═══ Records for this exercise
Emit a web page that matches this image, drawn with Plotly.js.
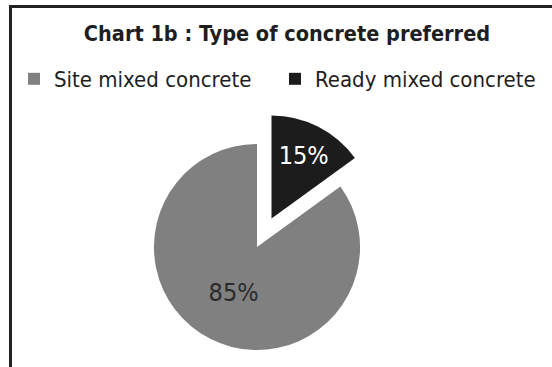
══════
═══ Records for this exercise
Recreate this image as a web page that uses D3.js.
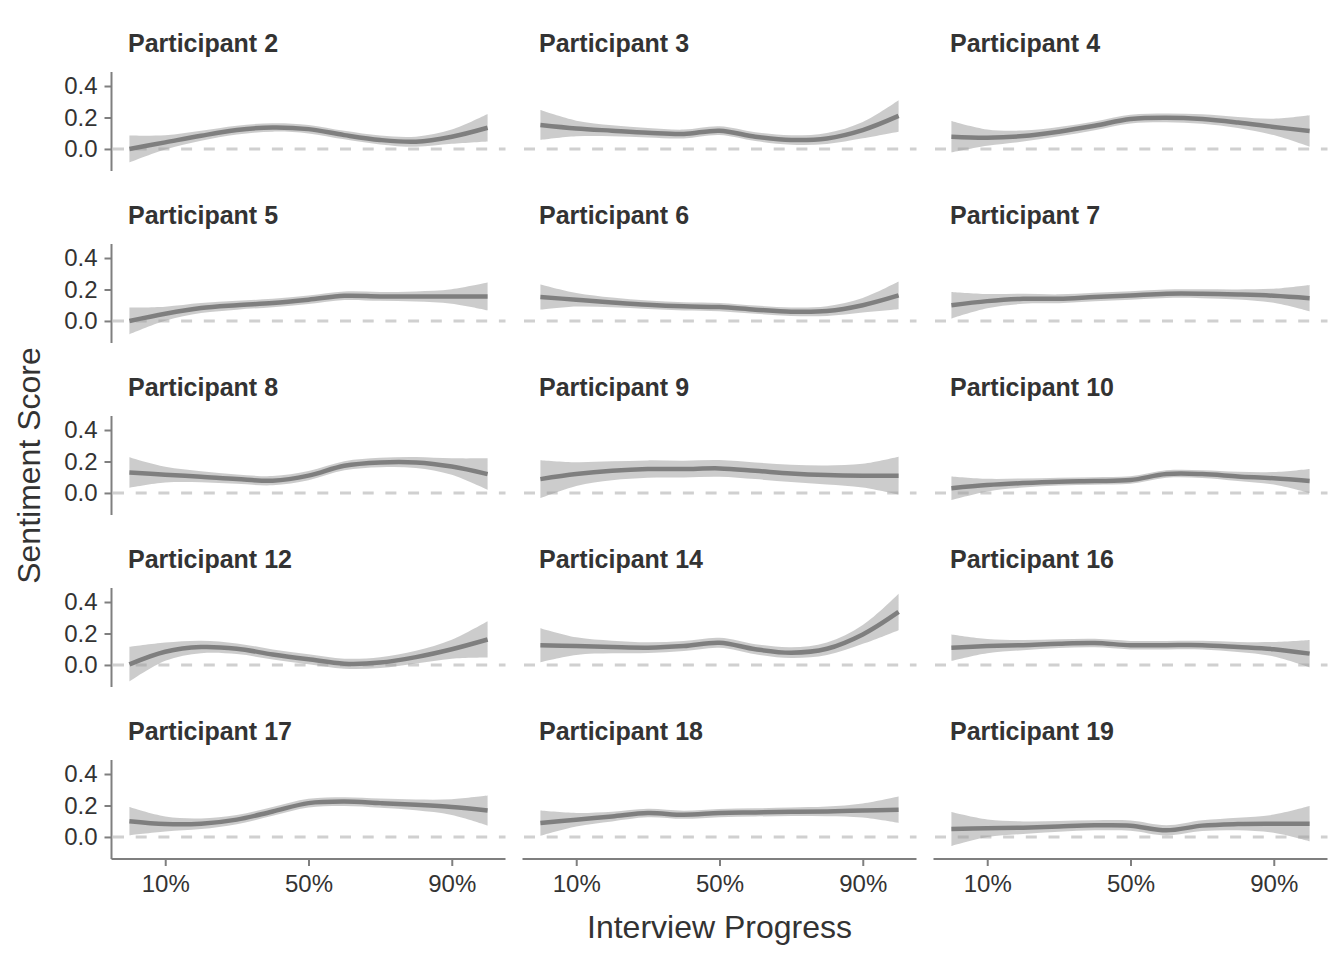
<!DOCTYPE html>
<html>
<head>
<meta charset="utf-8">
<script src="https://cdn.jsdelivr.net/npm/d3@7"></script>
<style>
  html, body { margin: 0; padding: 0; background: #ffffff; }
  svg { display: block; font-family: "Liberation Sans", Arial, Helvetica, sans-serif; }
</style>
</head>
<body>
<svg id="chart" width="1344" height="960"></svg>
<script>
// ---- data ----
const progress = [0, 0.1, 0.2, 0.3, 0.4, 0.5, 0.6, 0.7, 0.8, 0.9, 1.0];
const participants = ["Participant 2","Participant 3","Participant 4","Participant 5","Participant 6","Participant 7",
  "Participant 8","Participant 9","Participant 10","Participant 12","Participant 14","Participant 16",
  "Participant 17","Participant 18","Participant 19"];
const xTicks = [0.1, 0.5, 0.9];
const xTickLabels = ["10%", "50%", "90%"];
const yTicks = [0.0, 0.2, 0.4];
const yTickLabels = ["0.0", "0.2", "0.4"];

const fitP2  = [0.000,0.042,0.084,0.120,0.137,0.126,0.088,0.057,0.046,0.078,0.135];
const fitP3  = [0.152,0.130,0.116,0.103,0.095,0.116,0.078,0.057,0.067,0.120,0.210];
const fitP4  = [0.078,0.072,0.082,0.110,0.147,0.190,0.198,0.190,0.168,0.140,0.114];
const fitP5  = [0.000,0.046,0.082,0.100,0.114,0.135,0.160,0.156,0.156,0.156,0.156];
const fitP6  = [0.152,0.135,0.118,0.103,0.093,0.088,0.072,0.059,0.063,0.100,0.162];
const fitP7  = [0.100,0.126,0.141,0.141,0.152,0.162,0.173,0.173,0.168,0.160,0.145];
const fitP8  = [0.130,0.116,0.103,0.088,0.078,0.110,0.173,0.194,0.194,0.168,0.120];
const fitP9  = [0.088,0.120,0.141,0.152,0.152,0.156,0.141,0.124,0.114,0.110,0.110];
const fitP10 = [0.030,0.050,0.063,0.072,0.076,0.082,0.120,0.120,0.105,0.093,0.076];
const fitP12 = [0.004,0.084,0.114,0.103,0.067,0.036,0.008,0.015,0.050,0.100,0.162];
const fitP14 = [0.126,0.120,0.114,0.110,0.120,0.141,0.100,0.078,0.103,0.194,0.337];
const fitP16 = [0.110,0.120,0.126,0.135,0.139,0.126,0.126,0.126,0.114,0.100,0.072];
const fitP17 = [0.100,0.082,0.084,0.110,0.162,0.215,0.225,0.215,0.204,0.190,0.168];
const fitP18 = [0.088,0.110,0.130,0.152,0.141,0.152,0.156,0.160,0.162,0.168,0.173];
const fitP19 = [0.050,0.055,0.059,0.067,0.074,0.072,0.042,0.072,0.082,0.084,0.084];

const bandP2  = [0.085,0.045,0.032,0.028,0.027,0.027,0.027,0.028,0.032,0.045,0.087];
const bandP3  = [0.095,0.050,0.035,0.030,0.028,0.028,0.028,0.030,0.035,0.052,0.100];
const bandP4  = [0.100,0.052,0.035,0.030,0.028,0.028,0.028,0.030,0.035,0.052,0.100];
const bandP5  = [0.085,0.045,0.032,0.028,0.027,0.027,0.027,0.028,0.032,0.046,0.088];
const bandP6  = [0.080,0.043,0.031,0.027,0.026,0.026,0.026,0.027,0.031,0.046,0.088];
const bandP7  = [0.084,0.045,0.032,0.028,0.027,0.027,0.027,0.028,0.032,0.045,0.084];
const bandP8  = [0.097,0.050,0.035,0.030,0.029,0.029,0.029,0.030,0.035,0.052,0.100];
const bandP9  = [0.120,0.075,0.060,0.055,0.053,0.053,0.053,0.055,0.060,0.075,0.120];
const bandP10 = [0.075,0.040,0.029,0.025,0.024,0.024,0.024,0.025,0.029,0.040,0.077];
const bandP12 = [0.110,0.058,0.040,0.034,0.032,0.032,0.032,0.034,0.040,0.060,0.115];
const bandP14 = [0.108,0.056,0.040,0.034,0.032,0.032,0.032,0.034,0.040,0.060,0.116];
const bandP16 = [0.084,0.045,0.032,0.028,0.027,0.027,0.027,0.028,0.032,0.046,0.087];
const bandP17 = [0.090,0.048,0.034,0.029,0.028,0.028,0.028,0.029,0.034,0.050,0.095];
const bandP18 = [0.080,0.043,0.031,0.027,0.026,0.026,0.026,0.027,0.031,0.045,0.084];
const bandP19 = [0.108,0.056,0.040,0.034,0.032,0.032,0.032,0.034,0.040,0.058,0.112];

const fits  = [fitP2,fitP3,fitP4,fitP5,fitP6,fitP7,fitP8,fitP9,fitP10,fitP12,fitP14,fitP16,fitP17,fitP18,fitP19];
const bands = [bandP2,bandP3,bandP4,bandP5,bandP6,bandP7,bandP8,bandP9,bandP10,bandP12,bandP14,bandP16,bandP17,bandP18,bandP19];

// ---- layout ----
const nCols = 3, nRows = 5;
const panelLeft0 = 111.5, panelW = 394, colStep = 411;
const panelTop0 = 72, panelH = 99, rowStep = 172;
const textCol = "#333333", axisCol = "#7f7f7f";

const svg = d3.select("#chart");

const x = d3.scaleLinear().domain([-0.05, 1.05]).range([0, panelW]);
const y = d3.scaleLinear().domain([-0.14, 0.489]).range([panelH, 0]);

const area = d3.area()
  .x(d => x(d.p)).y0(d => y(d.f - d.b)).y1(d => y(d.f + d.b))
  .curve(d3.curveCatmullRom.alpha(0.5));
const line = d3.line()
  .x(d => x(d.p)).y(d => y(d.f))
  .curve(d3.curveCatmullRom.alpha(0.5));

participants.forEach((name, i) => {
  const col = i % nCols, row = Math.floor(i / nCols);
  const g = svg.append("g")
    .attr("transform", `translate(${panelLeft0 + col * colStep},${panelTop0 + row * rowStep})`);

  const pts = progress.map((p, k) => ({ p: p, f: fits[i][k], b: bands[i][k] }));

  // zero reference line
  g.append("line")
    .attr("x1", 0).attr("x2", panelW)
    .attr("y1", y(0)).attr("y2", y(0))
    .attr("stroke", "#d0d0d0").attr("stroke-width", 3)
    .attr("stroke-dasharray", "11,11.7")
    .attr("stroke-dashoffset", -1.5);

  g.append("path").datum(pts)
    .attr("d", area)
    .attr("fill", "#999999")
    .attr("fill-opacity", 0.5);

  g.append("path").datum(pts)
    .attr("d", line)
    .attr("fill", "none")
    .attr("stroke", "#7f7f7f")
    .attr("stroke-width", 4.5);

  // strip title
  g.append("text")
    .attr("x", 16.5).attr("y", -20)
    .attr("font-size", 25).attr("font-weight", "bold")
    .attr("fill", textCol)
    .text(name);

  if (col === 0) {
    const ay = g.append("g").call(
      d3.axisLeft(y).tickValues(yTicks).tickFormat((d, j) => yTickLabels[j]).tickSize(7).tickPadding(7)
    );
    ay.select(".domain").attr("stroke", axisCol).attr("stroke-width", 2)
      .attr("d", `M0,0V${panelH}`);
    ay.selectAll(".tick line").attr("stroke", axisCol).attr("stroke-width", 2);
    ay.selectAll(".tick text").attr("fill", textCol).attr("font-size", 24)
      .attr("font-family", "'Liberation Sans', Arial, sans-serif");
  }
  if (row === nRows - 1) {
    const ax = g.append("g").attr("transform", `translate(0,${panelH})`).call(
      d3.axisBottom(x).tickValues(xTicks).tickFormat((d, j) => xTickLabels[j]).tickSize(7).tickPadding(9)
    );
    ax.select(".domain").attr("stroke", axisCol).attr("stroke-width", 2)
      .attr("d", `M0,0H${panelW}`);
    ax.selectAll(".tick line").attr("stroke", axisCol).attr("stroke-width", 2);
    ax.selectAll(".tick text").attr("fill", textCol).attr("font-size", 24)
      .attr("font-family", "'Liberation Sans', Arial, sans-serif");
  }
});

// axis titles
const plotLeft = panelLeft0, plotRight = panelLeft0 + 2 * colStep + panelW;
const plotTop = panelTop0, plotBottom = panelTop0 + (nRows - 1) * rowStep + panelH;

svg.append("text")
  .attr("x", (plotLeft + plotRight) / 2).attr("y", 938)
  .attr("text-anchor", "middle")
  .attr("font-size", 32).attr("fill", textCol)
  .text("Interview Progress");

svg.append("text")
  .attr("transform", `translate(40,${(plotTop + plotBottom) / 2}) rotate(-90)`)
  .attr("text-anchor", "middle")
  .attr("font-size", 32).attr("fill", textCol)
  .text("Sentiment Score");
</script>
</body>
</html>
══════
What the exercise asks –
Extract each line holding the string "that".

Exercise output –
Emit a web page that matches this image, drawn with Plotly.js.
Recreate this image as a web page that uses D3.js.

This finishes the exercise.